International aircraft financing treaty takes effect
An international treaty intended to ease the cross-border financing and leasing of planes, helicopters and aircraft engines took effect March 1.
In November 2005, Malaysia became the eighth country to ratify the Aircraft Equipment Protocol to the Cape Town Treaty, which triggered the entry into force of the protocol four months later.
In January, Senegal became the ninth country to ratify the protocol. Other countries that have ratified the protocol are Ethiopia, Ireland, Nigeria, Oman, Pakistan, Panama and the United States.
The Bush administration urged other countries to ratify the treaty, citing benefits to trade in aircraft equipment.

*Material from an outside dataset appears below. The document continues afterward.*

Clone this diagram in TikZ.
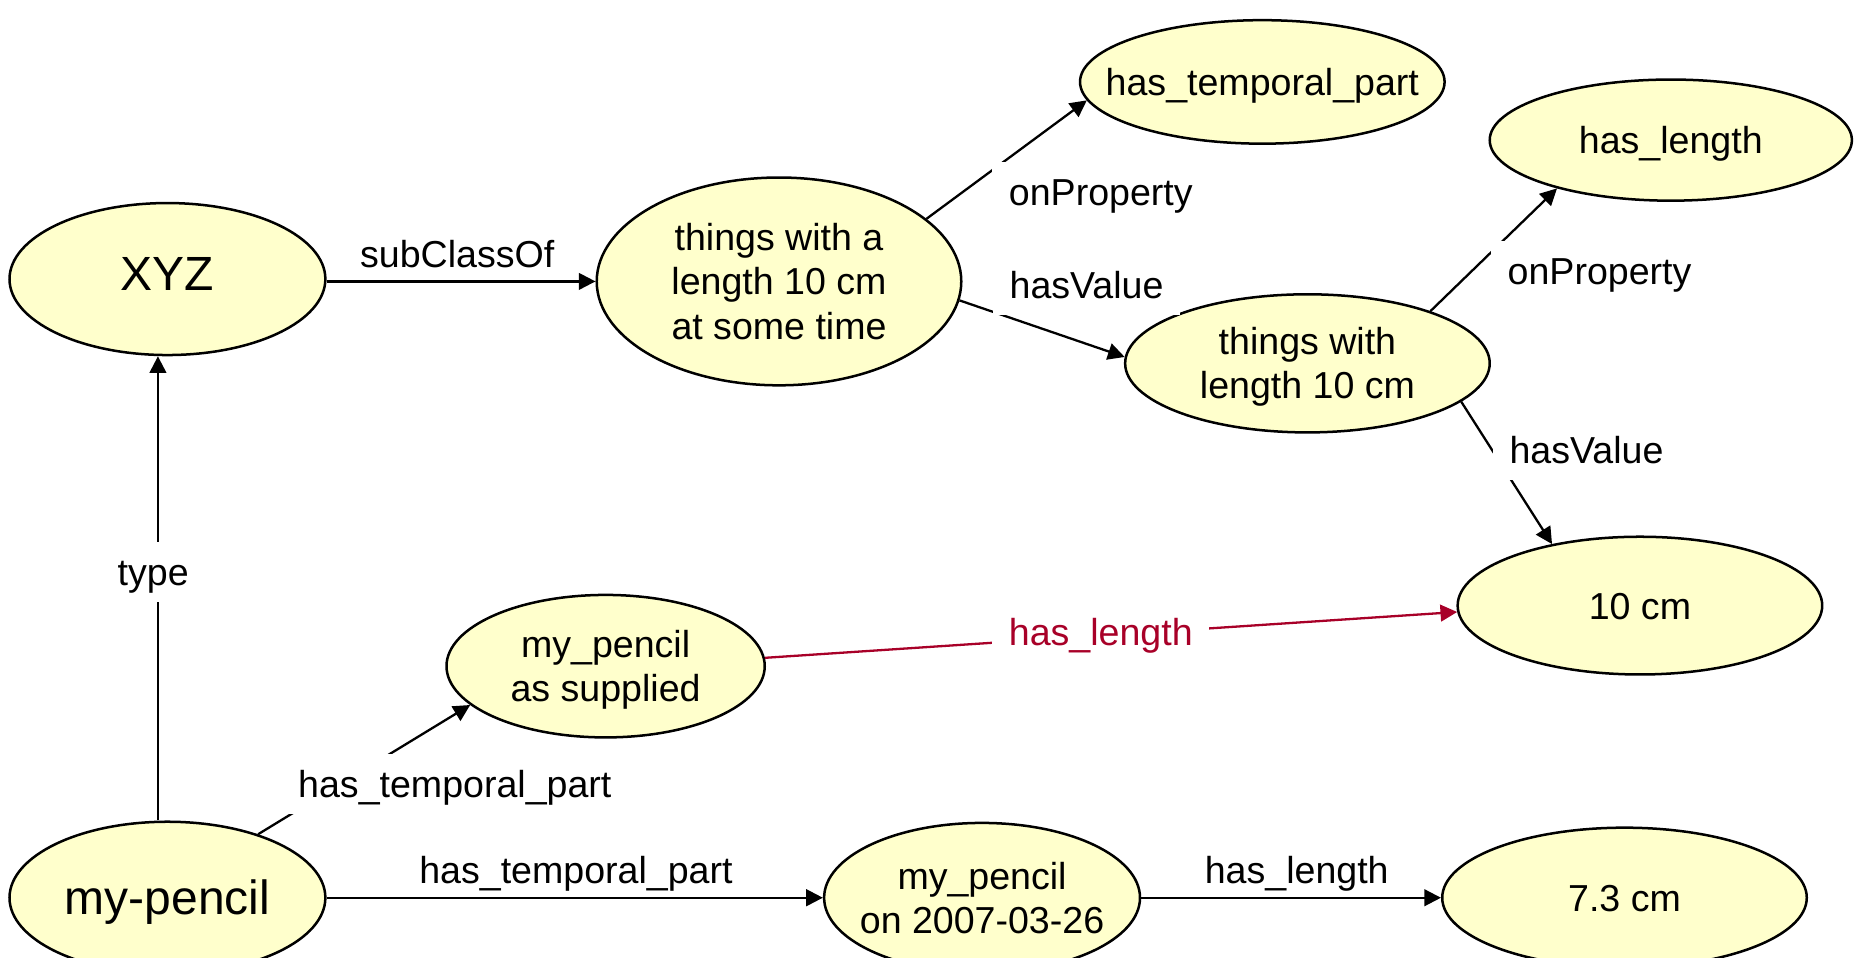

In a statement, James H. Lambright, acting U.S. Export-Import Bank president and chairman, said the treaty provides “greater predictability for aircraft financiers by significantly reducing the legal risks associated with cross-border, asset-backed aircraft financings.
“Airlines located in countries that have ratified and fully implemented the Cape Town Treaty can anticipate increased availability of commercial aircraft financing, and more attractive aircraft financing terms,” he said.
Since 2003, Ex-Im Bank has offered a one-third reduction of its exposure fee on asset-backed financings of new U.S.-made large commercial planes for buyers in countries that ratify and implement the Cape Town Treaty and the related aircraft protocol. Ex-Im Bank’s offer applies to approvals issued to these buyers through Sept. 30.
The Cape Town Treaty, which was concluded in November 2001, establishes a commercially oriented, comprehensive international legal framework to protect security and leasing interests in aircraft equipment. To date, the treaty has been signed by 28 countries and ratified by nine countries.